> _Work to be completed_: It is required that the lines from the top of the listing through the line with "import matplotlib.pyplot as plt" be reproduced exactly, excluding pictures.

> _Records with drawing code_:

↓

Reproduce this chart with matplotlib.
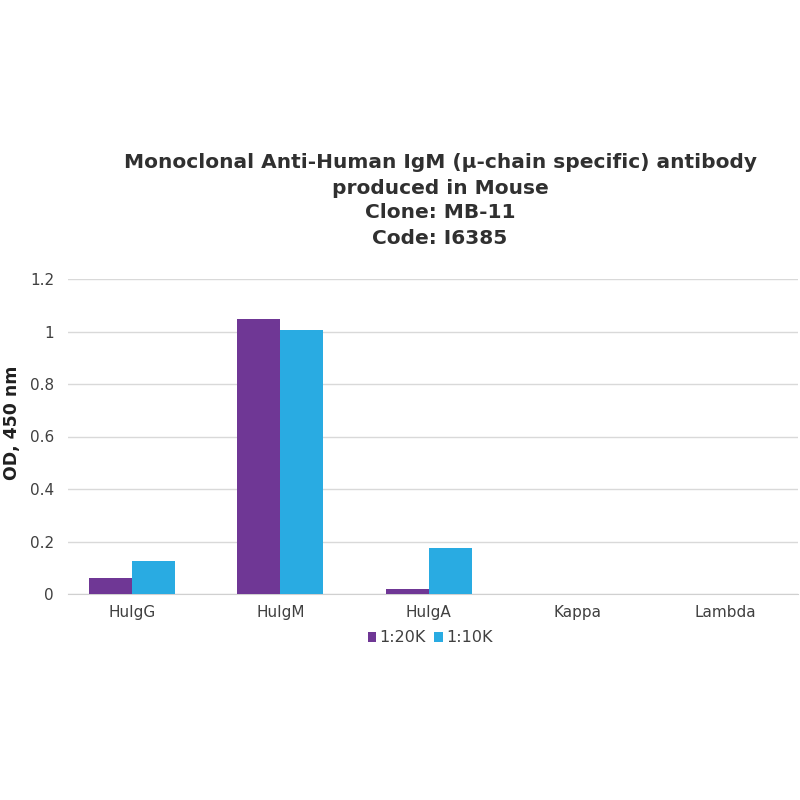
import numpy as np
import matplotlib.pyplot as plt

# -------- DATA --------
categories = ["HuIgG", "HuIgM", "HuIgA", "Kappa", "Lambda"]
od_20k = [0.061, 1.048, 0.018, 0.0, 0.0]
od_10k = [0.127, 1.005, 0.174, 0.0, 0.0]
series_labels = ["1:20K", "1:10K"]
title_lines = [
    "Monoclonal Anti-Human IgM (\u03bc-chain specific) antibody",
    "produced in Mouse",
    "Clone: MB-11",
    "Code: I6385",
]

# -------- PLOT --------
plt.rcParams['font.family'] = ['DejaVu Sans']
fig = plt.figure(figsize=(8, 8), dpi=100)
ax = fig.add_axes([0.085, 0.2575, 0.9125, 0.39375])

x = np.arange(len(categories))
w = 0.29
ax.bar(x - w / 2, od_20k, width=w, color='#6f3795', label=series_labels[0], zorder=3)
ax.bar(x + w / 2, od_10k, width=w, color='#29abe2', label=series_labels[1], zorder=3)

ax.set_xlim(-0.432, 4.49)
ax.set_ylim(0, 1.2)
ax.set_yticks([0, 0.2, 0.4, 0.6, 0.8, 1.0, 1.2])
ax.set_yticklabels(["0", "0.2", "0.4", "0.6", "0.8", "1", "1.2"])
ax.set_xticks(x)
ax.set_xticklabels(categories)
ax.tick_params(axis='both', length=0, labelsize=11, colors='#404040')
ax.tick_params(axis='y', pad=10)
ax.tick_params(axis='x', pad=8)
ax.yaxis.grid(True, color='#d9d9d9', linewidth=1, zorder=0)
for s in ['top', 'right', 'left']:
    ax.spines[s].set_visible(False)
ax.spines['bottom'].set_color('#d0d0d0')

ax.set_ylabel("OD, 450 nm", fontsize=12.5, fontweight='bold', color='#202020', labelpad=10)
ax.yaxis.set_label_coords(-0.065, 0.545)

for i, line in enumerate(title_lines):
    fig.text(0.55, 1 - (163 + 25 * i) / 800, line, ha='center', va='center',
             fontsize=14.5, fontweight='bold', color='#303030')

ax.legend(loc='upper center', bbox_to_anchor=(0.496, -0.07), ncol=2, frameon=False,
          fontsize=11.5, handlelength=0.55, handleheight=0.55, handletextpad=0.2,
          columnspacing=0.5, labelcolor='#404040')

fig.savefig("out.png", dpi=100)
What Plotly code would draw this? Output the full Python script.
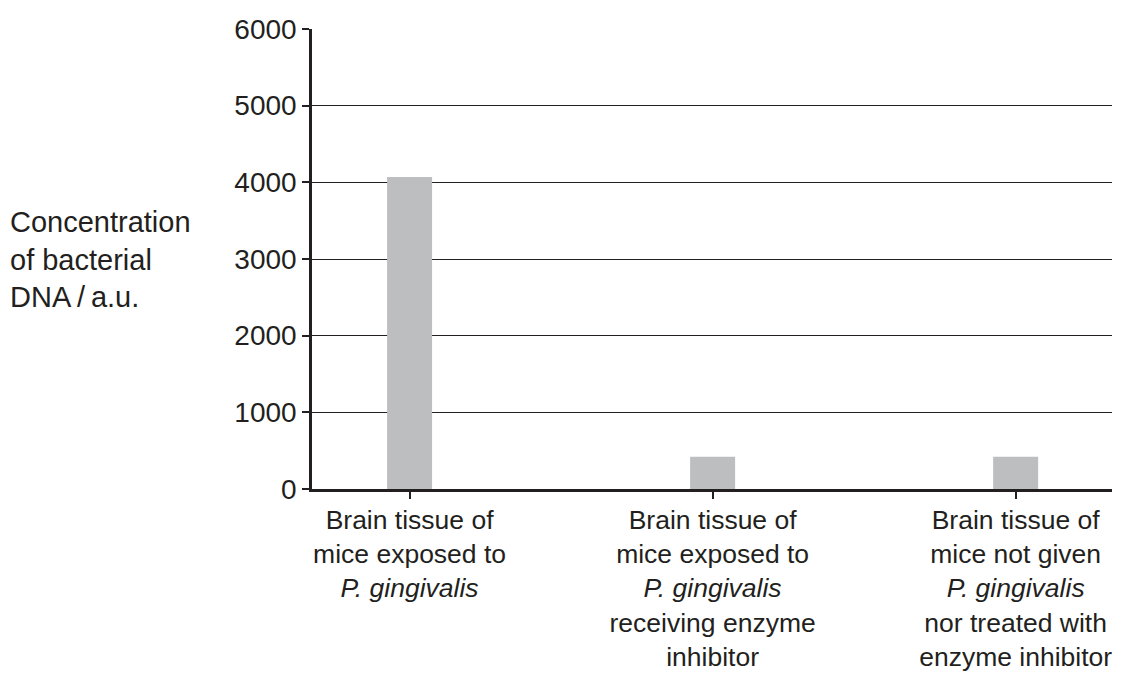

↑

> _Written answer_:
Reproduce this chart with matplotlib.
import numpy as np
import matplotlib.pyplot as plt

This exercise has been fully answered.